John had been wondering why human beings would subject themselves to this over weeks at a time, and these three just ran past them. His mouth was agape! Later one of his cousins confirmed that these guys were running the whole trail of 33 miles (53 km) in a day. When Ken sees people biking uphill he always wonders how they are doing that, or if somebody just tilted the camera.

Ken visiting a ski trail in Montana in summer 2020 (OM315)

During the summer of 2020 Ken was in a ski resort in Montana where you can take a gondola up to the top and then walk down the trail. Lots of kids were mountain biking downhill and hang their bike on the gondola to head back up. Ken was just going to the top, enjoyed the view, and then walked down the trail through the wild flowers, which was a nice way to spend a couple of hours.

They saw a tanned, leathery outdoor family with parents and two little kids running down the trail and Ken’s knees were hurting just looking at them.
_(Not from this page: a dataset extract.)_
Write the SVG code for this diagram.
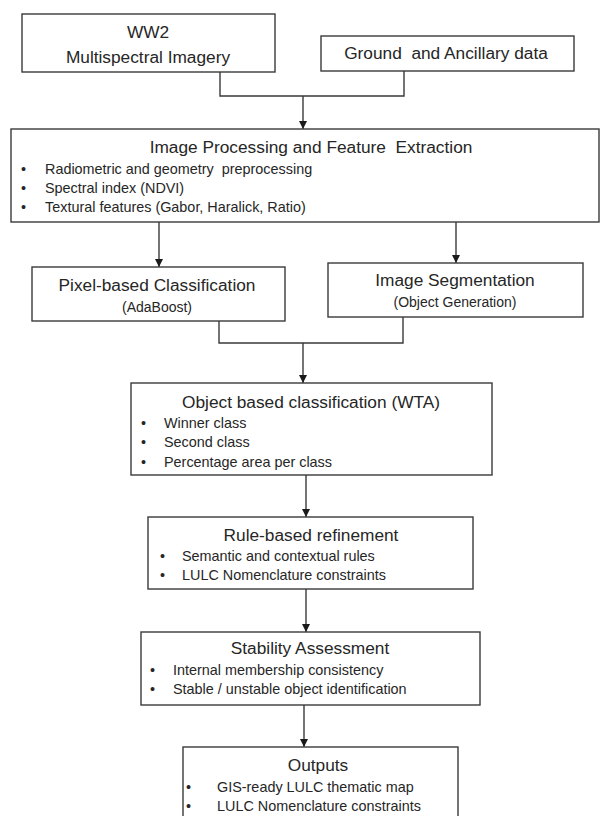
<svg xmlns="http://www.w3.org/2000/svg" width="603" height="816" viewBox="0 0 603 816">
<defs>
<style>
.box{fill:#fff;stroke:#3a3a3a;stroke-width:1.4}
.ln{fill:none;stroke:#3a3a3a;stroke-width:1.4}
.hd{fill:#1a1a1a}
text{font-family:"Liberation Sans",Arial,sans-serif;fill:#262626}
.t{font-size:17.3px;text-anchor:middle}
.s{font-size:14px;text-anchor:middle}
.b{font-size:14.4px}
</style>
</defs>
<rect width="603" height="816" fill="#fff"/>
<g id="connectors">
<path class="ln" d="M220,72 V96 H404 V71"/>
<path class="ln" d="M303,96 V129"/>
<path class="hd" d="M299,121 L307,121 L303,129 Z"/>
<path class="ln" d="M159,222 V267"/>
<path class="hd" d="M155,259 L163,259 L159,267 Z"/>
<path class="ln" d="M456,222 V263"/>
<path class="hd" d="M452,255 L460,255 L456,263 Z"/>
<path class="ln" d="M219,321 V343 H403 V317"/>
<path class="ln" d="M303,343 V383"/>
<path class="hd" d="M299,375 L307,375 L303,383 Z"/>
<path class="ln" d="M306,475 V517"/>
<path class="hd" d="M302,509 L310,509 L306,517 Z"/>
<path class="ln" d="M306,589 V632"/>
<path class="hd" d="M302,624 L310,624 L306,632 Z"/>
<path class="ln" d="M304,705 V747"/>
<path class="hd" d="M300,739 L308,739 L304,747 Z"/>
</g>
<g id="ww2">
<rect class="box" x="22" y="14" width="253" height="58"/>
<text class="t" x="148" y="38">WW2</text>
<text class="t" x="148" y="63">Multispectral Imagery</text>
</g>
<g id="ground">
<rect class="box" x="321" y="36" width="253" height="35"/>
<text class="t" x="446" y="59" xml:space="preserve">Ground  and Ancillary data</text>
</g>
<g id="processing">
<rect class="box" x="11" y="129" width="588" height="93"/>
<text class="t" x="311" y="153" xml:space="preserve">Image Processing and Feature  Extraction</text>
<text class="b" x="21" y="174">•</text>
<text class="b" x="45" y="174" xml:space="preserve">Radiometric and geometry  preprocessing</text>
<text class="b" x="21" y="193">•</text>
<text class="b" x="45" y="193">Spectral index (NDVI)</text>
<text class="b" x="21" y="212">•</text>
<text class="b" x="45" y="212">Textural features (Gabor, Haralick, Ratio)</text>
</g>
<g id="pixel">
<rect class="box" x="32" y="267" width="253" height="54"/>
<text class="t" x="157" y="291">Pixel-based Classification</text>
<text class="s" x="157" y="312">(AdaBoost)</text>
</g>
<g id="segmentation">
<rect class="box" x="328" y="263" width="255" height="54"/>
<text class="t" x="455" y="286">Image Segmentation</text>
<text class="s" x="455" y="307">(Object Generation)</text>
</g>
<g id="object">
<rect class="box" x="131" y="383" width="361" height="92"/>
<text class="t" x="311" y="408">Object based classification (WTA)</text>
<text class="b" x="141" y="428">•</text>
<text class="b" x="164" y="428">Winner class</text>
<text class="b" x="141" y="447">•</text>
<text class="b" x="164" y="447">Second class</text>
<text class="b" x="141" y="467">•</text>
<text class="b" x="164" y="467">Percentage area per class</text>
</g>
<g id="rule">
<rect class="box" x="148" y="517" width="325" height="72"/>
<text class="t" x="311" y="541">Rule-based refinement</text>
<text class="b" x="160" y="561">•</text>
<text class="b" x="182" y="561">Semantic and contextual rules</text>
<text class="b" x="160" y="580">•</text>
<text class="b" x="182" y="580">LULC Nomenclature constraints</text>
</g>
<g id="stability">
<rect class="box" x="141" y="632" width="339" height="73"/>
<text class="t" x="310" y="654">Stability Assessment</text>
<text class="b" x="150" y="675">•</text>
<text class="b" x="173" y="675">Internal membership consistency</text>
<text class="b" x="150" y="694">•</text>
<text class="b" x="173" y="694">Stable / unstable object identification</text>
</g>
<g id="outputs">
<rect class="box" x="183" y="747" width="275" height="75"/>
<text class="t" x="318" y="771">Outputs</text>
<text class="b" x="186" y="792">•</text>
<text class="b" x="217" y="792">GIS-ready LULC thematic map</text>
<text class="b" x="186" y="811">•</text>
<text class="b" x="217" y="811">LULC Nomenclature constraints</text>
</g>
</svg>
Ken passed them while the family was eating lunch and later they ran past Ken again. The poor kids were 4-6 years old and the girl was screaming because she had skinned her leg knee-to-ankle while the parents told her to shake it off.
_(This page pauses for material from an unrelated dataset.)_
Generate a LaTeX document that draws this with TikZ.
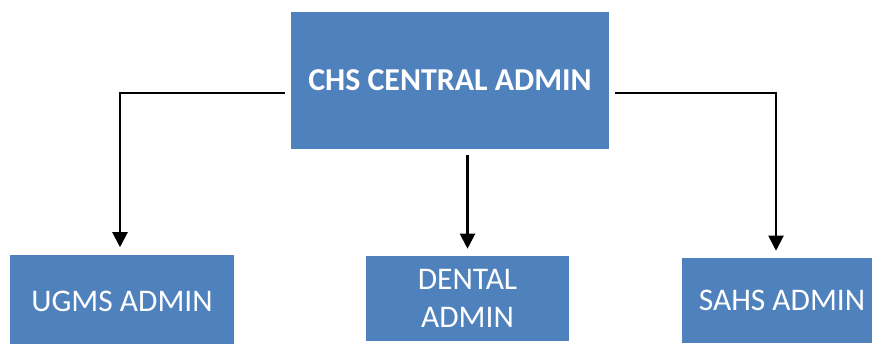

Ken and John not having forced their kids to learn something at early age (OM315)

Both Ken and John have raised their kids by saying: ”Here are these kids that we are now responsible for, we have to keep them fed and clothed and we have to read to them until they can read to themselves”, but neither of them put a violin in their children’s hands when they were three, they didn’t teach them to break dance, they didn’t make little trick North Korean kids out of them, but in hindsight: Why didn’t they? Why didn’t John force her at gunpoint how to play the drums or do something cool so she would make him look like a cool dad?

John does feel like a Yodelayheehoo… he has friends whose kids are incredible skiers at 6-7 years years old because that is what the family does, and he feels bad that he didn’t make his daughter be incredible at something. Maybe it is just that everybody tries and the ones that turn out are the ones whose kids did not kick and scream like Ken’s kids when he suggested them taking weekly piano lessons. Now they are at an age when they rediscover all that stuff they have quit at younger ages. His son is enjoying chess and he will sit down at the piano and play the beginning of Erik Satie’s Gymnopédie, but that only works because it was his idea. When it was Ken’s idea, it was: ”No way!”